Effective communication at all stages can make the difference. Project Management is all about communication. Whether you are after a simple construction project management software or at the other end of the spectrum, looking to develop web projects, it is all about the communication.
Communication is a two-way street – especially where complex business processes are involved. This applies to both sides equally. For example, you, the client, may be confused by the technical, development-specific terms being used by your web team, and so it’s important that you ask for clarification at the earliest stages to avoid any expensive misunderstandings.
Developers, on the other hand, need to be mindful of the fact that a lot of people won’t have their levels of technical knowledge and language, and this is in no way a reflection of their ability to understand the fundamentals of the design and build process, but merely highlights a need for both sides to try and communicate without excessive jargon.
And speaking of jargon, clients need also to remember that your business and its associated specialisations, processes and language might be very familiar to you, but could easily be misunderstood by someone working outside of your sector. So always take the time to start by giving any external agency an overview of your business before you start work. (Good software development agencies should take care of this at an early stage as part of their introduction and scoping processes). Ask the agency to do the same for you, and have them talk you through their team structure and explain or share reading materials on their specific project management processes. This will help both sides to understand each other’s needs from the start of the project and is a great opportunity for both sides to ask for explanations of any complex processes or unfamiliar language before work starts.

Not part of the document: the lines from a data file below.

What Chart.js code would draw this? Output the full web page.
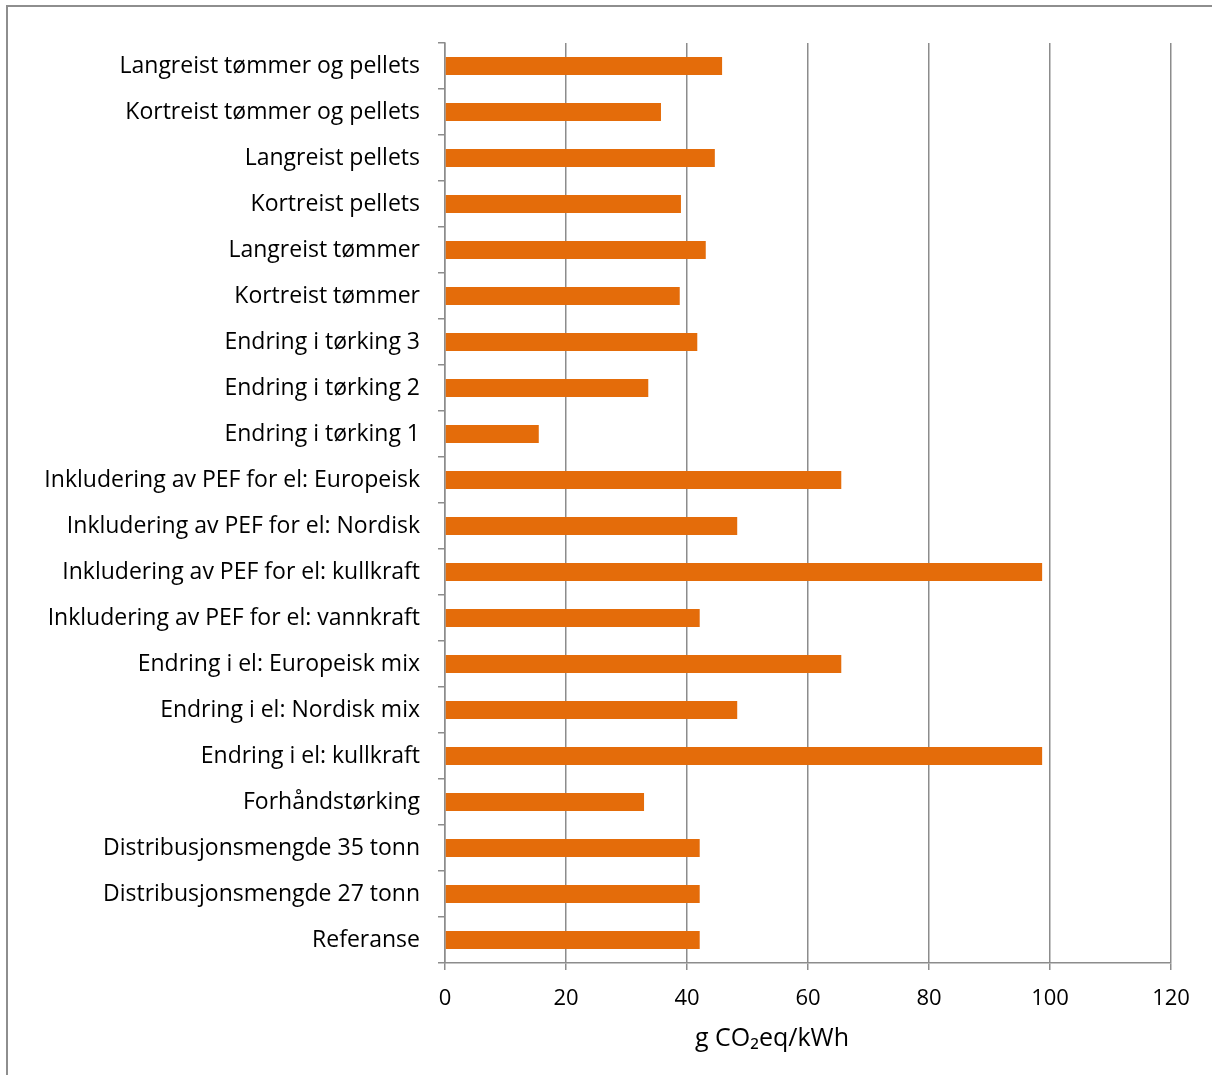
<!DOCTYPE html>
<html>
<head>
<meta charset="utf-8">
<script src="https://cdn.jsdelivr.net/npm/chart.js@4/dist/chart.umd.min.js"></script>
<style>
  html, body { margin: 0; padding: 0; background: #fff; }
  canvas { display: block; }
</style>
</head>
<body>
<canvas id="co2-chart" width="1212" height="1075"></canvas>
<script>
// Scenarioer (nederst til øverst i figuren)
const scenarios = [
    'Referanse',
    'Distribusjonsmengde 27 tonn',
    'Distribusjonsmengde 35 tonn',
    'Forhåndstørking',
    'Endring i el: kullkraft',
    'Endring i el: Nordisk mix',
    'Endring i el: Europeisk mix',
    'Inkludering av PEF for el: vannkraft',
    'Inkludering av PEF for el: kullkraft',
    'Inkludering av PEF for el: Nordisk',
    'Inkludering av PEF for el: Europeisk',
    'Endring i tørking 1',
    'Endring i tørking 2',
    'Endring i tørking 3',
    'Kortreist tømmer',
    'Langreist tømmer',
    'Kortreist pellets',
    'Langreist pellets',
    'Kortreist tømmer og pellets',
    'Langreist tømmer og pellets'
];

// g CO2eq per kWh
const emissions = [
    42.1, 42.1, 42.1, 32.9, 98.7, 48.3, 65.5, 42.1, 98.7, 48.3,
    65.5, 15.5, 33.6, 41.7, 38.8, 43.1, 39.0, 44.6, 35.7, 45.8
];

const xTicks = [0, 20, 40, 60, 80, 100, 120];
const xTitle = 'g CO₂eq/kWh';

const FONT = '"Open Sans", "DejaVu Sans", sans-serif';
const AXIS_GREY = '#8c8c8c';

// ramme rundt hele figuren + aksetittel
const framePlugin = {
    id: 'frame',
    beforeDraw(chart) {
        const c = chart.ctx;
        c.save();
        c.strokeStyle = '#8e8e8e';
        c.lineWidth = 2;
        c.strokeRect(7, 6, chart.width + 20, chart.height + 20);
        c.restore();
    },
    afterDraw(chart) {
        const c = chart.ctx;
        c.save();
        c.fillStyle = '#000';
        c.font = '25px ' + FONT;
        c.textAlign = 'center';
        c.textBaseline = 'middle';
        c.fillText(xTitle, 772, 1039);
        c.restore();
    }
};

const ctx = document.getElementById('co2-chart').getContext('2d');
const co2Chart = new Chart(ctx, {
    type: 'bar',
    data: {
        labels: scenarios,
        datasets: [{
            data: emissions,
            backgroundColor: '#e46c0a',
            borderWidth: 0,
            categoryPercentage: 1,
            barPercentage: 0.39
        }]
    },
    options: {
        indexAxis: 'y',
        responsive: false,
        maintainAspectRatio: false,
        animation: false,
        layout: { padding: { top: 43, right: 41, left: 0, bottom: 0 } },
        plugins: {
            legend: { display: false },
            tooltip: { enabled: false }
        },
        scales: {
            x: {
                min: 0,
                max: 120,
                afterBuildTicks: (scale) => { scale.ticks = xTicks.map(v => ({ value: v })); },
                grid: {
                    color: AXIS_GREY,
                    lineWidth: 1.5,
                    drawTicks: true,
                    tickLength: 7,
                    tickColor: AXIS_GREY
                },
                border: { display: true, color: AXIS_GREY, width: 1.5 },
                ticks: {
                    color: '#000',
                    font: { family: FONT, size: 22 },
                    padding: 16,
                    maxRotation: 0
                },
                afterFit: (scale) => { scale.height = 112; }
            },
            y: {
                reverse: true,
                grid: {
                    offset: true,
                    drawOnChartArea: false,
                    drawTicks: true,
                    tickLength: 7,
                    tickColor: AXIS_GREY,
                    lineWidth: 1.5
                },
                border: { display: true, color: AXIS_GREY, width: 1.5 },
                ticks: {
                    color: '#000',
                    font: { family: FONT, size: 23 },
                    padding: 18,
                    autoSkip: false
                },
                afterFit: (scale) => { scale.width = 445; }
            }
        }
    },
    plugins: [framePlugin]
});
</script>
</body>
</html>
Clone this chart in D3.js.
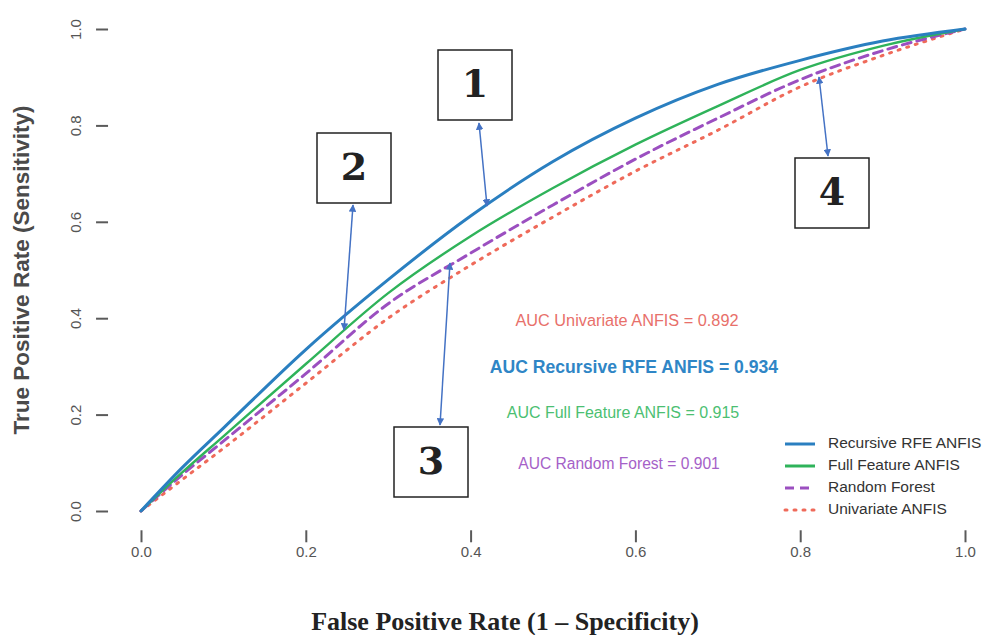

At this stage it’s good to meet or talk to as many of the client facing development and design team leaders or project managers as you need to, so you can be satisfied that they all fully understand where you’re coming from, and where your project needs to end up. This helps to avoid any cases of miscommunication further down the line as a large team may often rely on only one person (likely a project or account manager) to keep a broad overview of the project. Developers by their nature must focus on individual tasks and specialities, and a multi-skilled team on a large or complex development project may take a wide variety of different paths as part of the build and design process, but a confirmed understanding of the project goals before work starts will help everyone on the team to stay on track, and fully focused on the same end result.
But great communication shouldn’t just be limited to your development team. Always remember that the end product, be it an app, blog, e-commerce or even portfolio website, is a product that is designed to communicate something to your customers or end users. Therefore it’s good to make certain at the earliest stage of the design process exactly what you want to share with your audience and work with your design team from the very beginning to ensure that the right message is communicated.
Clear communication through design means taking care over the text as well as images. Make sure that icons are easily and quickly recognisable and use them in conjunction with headers and subheaders to help guide visitors through your site smoothly.
Make sure that the amount of content (written and visual) is proportionate to the type of message you want to convey – for example, pages and pages of small print have no place on a design-led e-commerce site – but a site designed to convey a large amount of complex information needs effective copy that is easy to read and navigate. Think also of the end user, and make allowances for language differences if a global audience, and always be mindful of accessibility.
Put yourself in the visitors’ shoes. Is it always obvious who you are and what you do? If not, a redesign is necessary so that this information is always available to them. And remember to include obvious links back home and to any calls to action, you want them to follow. Try and test out your designs and copy on a wide variety of people and devices to ensure that your message is clear every time.
If you started the project by clearly communicating your desired end goal to the entire development and design team, you should all have been heading in the same direction despite the different paths you may have needed to take to get there.